◆ Problem details: Select every line holding the word "with" and copy it.

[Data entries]
***

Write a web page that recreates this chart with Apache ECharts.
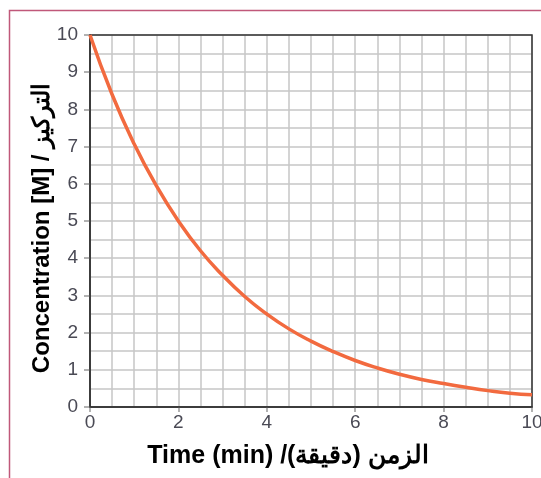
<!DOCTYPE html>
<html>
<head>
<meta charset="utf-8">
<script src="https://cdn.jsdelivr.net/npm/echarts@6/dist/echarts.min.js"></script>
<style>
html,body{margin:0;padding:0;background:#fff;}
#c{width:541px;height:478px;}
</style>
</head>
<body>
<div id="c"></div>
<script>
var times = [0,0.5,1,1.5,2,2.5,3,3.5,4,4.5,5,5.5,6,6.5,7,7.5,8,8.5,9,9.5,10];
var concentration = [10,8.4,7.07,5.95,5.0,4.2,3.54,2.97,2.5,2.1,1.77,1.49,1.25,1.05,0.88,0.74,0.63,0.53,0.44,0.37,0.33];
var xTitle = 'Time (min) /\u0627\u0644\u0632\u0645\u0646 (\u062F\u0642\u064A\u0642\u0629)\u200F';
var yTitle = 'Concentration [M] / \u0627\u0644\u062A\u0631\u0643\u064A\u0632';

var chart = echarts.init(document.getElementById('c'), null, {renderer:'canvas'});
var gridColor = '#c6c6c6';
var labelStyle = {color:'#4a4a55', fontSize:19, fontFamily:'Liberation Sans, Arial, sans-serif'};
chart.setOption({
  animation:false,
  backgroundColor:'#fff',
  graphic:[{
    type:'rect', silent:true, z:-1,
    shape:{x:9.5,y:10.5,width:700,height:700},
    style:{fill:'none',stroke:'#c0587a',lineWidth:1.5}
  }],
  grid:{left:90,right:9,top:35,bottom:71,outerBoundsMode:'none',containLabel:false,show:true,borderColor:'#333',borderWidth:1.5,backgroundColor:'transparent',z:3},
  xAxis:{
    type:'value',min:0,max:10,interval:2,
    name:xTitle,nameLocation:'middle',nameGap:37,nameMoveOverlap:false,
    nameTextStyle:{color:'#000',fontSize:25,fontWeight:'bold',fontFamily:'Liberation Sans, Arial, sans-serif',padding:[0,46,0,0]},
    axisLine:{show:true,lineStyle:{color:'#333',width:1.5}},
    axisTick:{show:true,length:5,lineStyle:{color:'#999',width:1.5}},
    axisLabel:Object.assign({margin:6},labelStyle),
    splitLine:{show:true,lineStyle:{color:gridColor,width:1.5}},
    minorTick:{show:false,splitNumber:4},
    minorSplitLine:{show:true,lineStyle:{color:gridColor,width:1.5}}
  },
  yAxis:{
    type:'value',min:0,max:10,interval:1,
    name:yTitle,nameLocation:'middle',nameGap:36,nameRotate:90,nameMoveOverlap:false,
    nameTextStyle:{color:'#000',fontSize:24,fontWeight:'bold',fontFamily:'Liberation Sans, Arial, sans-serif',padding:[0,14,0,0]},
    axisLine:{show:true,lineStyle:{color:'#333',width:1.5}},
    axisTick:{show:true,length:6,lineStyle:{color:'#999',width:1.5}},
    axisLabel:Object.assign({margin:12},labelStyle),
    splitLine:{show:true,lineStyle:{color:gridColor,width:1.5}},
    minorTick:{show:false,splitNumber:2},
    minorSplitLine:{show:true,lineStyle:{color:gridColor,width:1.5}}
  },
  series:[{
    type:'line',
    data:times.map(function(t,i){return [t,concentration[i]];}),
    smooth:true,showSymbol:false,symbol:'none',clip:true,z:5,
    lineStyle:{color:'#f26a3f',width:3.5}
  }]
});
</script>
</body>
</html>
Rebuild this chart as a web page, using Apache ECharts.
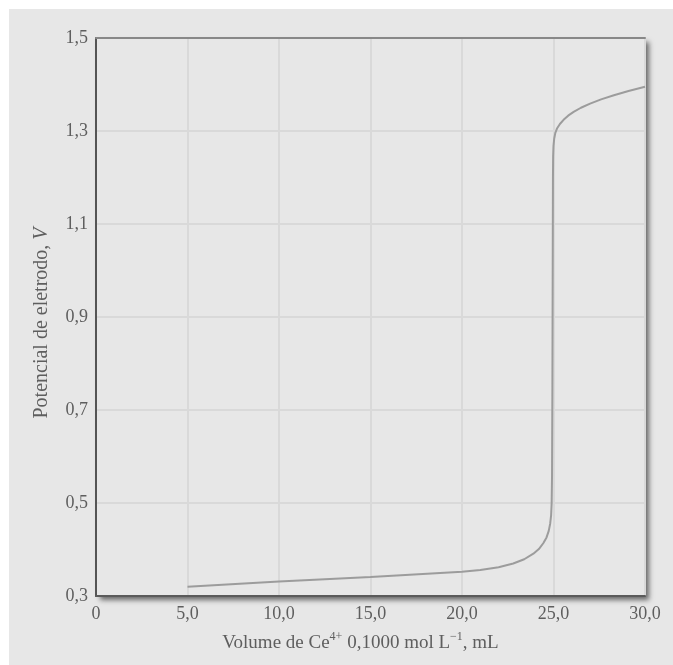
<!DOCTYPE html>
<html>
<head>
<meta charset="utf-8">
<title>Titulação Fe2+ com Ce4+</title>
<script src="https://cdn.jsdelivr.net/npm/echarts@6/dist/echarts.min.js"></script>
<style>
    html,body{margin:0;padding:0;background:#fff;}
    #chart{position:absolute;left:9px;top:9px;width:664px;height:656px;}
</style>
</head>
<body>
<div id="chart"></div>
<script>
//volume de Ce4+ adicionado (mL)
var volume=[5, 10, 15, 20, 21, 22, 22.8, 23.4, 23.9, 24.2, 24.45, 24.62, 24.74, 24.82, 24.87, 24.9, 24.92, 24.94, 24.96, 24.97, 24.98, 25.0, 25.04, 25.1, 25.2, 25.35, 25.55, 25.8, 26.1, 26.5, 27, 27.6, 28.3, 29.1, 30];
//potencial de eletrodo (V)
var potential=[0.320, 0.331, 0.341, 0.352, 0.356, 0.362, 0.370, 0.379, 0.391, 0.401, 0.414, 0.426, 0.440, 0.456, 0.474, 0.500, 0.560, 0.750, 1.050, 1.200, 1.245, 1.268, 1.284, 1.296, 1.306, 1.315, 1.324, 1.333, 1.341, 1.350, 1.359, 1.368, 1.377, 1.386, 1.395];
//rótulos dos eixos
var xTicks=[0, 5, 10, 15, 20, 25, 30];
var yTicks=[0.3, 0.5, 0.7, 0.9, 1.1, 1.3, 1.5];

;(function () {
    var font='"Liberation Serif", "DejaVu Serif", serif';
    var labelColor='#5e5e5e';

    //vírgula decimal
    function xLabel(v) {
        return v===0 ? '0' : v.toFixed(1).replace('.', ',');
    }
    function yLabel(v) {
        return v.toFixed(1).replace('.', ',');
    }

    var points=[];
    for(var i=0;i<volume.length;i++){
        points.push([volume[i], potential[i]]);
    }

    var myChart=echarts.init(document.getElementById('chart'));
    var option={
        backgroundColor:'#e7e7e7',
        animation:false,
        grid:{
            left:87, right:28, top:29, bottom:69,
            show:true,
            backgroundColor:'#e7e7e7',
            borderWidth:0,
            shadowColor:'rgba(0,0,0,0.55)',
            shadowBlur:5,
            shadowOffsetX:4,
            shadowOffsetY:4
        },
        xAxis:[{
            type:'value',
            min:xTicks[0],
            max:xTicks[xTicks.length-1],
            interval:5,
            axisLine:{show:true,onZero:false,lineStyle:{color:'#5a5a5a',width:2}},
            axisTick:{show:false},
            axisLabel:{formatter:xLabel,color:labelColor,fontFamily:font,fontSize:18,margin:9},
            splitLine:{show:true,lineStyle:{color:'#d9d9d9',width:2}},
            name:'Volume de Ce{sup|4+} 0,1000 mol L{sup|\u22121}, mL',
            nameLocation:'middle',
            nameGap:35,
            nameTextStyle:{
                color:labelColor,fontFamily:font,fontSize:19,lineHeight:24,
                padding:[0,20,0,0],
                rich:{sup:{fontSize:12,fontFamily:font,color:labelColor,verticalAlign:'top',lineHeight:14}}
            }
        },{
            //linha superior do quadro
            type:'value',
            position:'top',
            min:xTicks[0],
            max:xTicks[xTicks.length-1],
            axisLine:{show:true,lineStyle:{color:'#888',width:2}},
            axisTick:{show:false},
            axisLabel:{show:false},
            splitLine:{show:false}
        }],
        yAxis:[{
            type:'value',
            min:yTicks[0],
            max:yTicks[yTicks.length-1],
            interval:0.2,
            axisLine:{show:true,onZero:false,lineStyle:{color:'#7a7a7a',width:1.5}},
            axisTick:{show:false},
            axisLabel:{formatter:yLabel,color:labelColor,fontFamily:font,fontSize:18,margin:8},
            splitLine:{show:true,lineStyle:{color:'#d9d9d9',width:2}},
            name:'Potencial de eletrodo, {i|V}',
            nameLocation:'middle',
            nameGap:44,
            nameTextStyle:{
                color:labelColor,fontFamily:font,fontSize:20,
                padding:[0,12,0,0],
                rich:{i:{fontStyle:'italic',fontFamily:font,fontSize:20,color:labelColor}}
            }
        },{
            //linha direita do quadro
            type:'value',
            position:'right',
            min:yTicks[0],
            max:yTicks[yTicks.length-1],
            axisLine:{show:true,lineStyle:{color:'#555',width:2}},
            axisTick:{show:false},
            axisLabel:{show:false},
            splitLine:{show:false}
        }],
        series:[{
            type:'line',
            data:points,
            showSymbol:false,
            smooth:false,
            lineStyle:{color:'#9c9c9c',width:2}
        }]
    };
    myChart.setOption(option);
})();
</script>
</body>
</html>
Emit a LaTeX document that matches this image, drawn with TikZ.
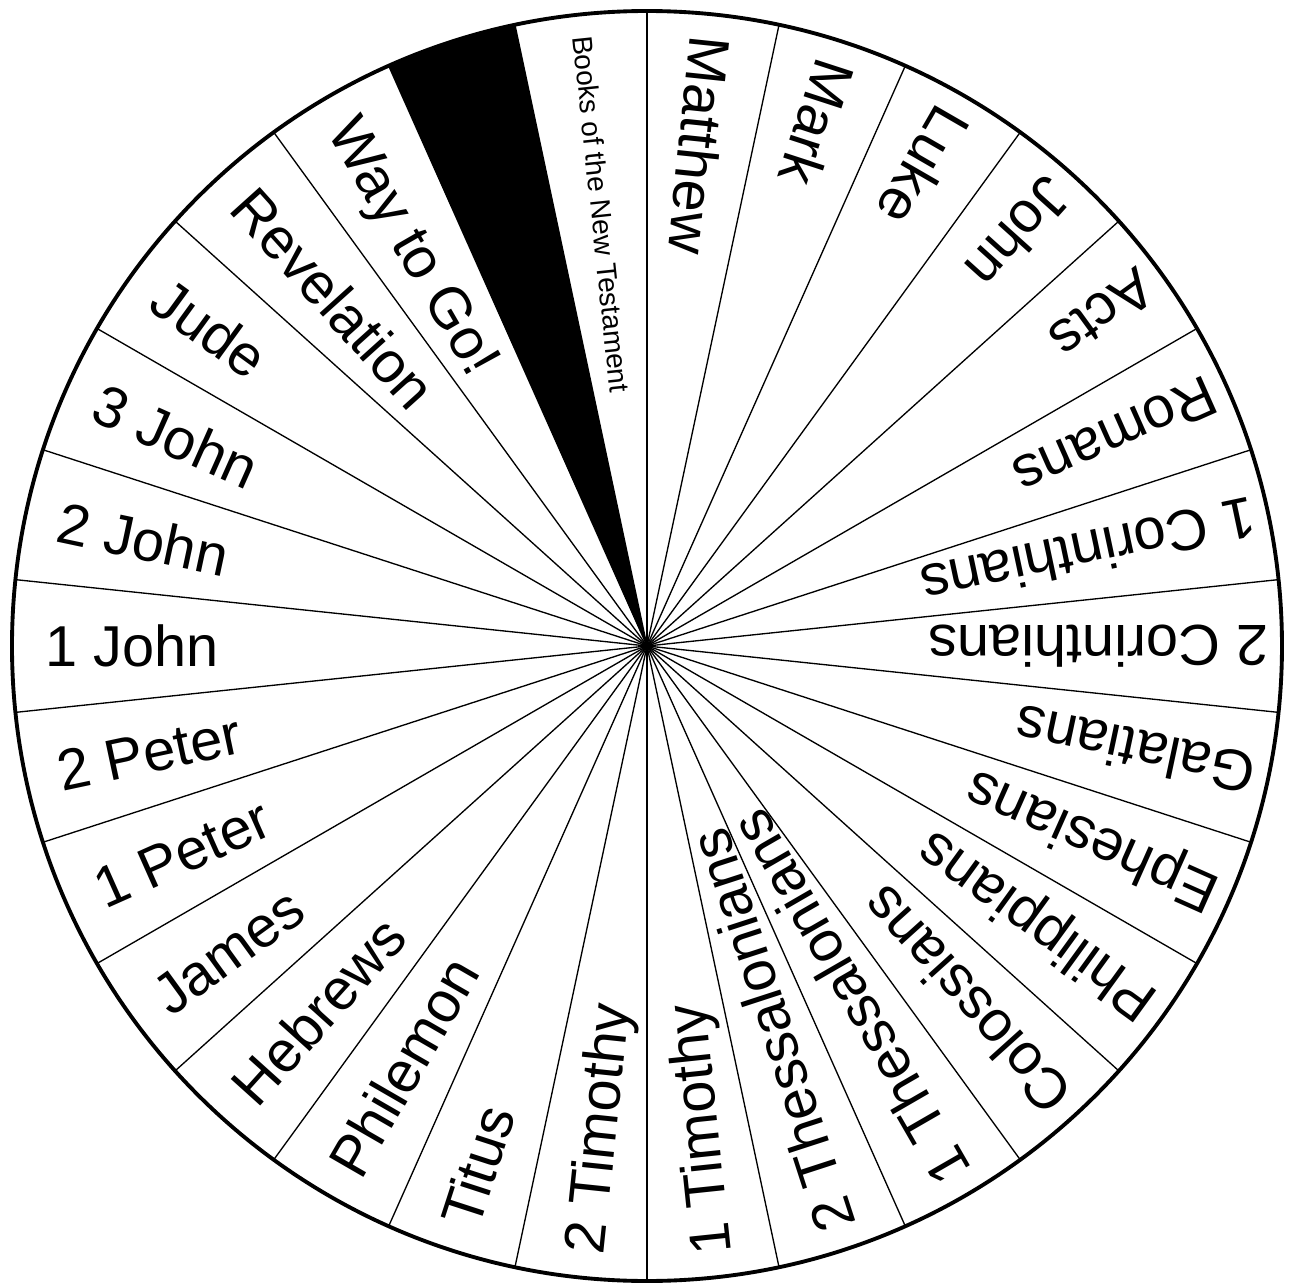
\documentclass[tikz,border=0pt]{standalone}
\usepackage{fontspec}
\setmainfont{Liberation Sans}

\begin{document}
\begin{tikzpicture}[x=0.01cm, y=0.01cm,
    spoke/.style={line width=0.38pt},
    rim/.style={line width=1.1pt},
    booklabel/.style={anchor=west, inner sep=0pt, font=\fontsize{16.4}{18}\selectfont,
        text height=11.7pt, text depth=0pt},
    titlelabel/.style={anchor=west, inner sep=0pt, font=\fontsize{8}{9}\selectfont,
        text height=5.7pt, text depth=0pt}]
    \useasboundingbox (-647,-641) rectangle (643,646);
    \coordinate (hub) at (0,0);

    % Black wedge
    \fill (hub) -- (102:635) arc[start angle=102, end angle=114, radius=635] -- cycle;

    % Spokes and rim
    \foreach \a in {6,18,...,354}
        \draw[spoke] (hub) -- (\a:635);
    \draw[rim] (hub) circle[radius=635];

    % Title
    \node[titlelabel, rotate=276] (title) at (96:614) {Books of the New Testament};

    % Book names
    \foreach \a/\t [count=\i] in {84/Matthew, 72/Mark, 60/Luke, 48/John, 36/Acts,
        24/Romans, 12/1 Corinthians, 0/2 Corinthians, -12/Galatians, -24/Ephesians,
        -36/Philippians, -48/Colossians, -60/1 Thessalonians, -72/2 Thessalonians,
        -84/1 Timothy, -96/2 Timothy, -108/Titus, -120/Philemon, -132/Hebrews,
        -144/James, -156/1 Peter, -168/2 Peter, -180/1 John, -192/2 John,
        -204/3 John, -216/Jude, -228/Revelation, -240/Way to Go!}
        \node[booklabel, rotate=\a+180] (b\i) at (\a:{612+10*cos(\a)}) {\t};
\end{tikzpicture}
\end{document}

***

◆ Answer to this exercise:
Write a web page that recreates this chart with Apache ECharts.
Emit a LaTeX document that matches this image, drawn with TikZ.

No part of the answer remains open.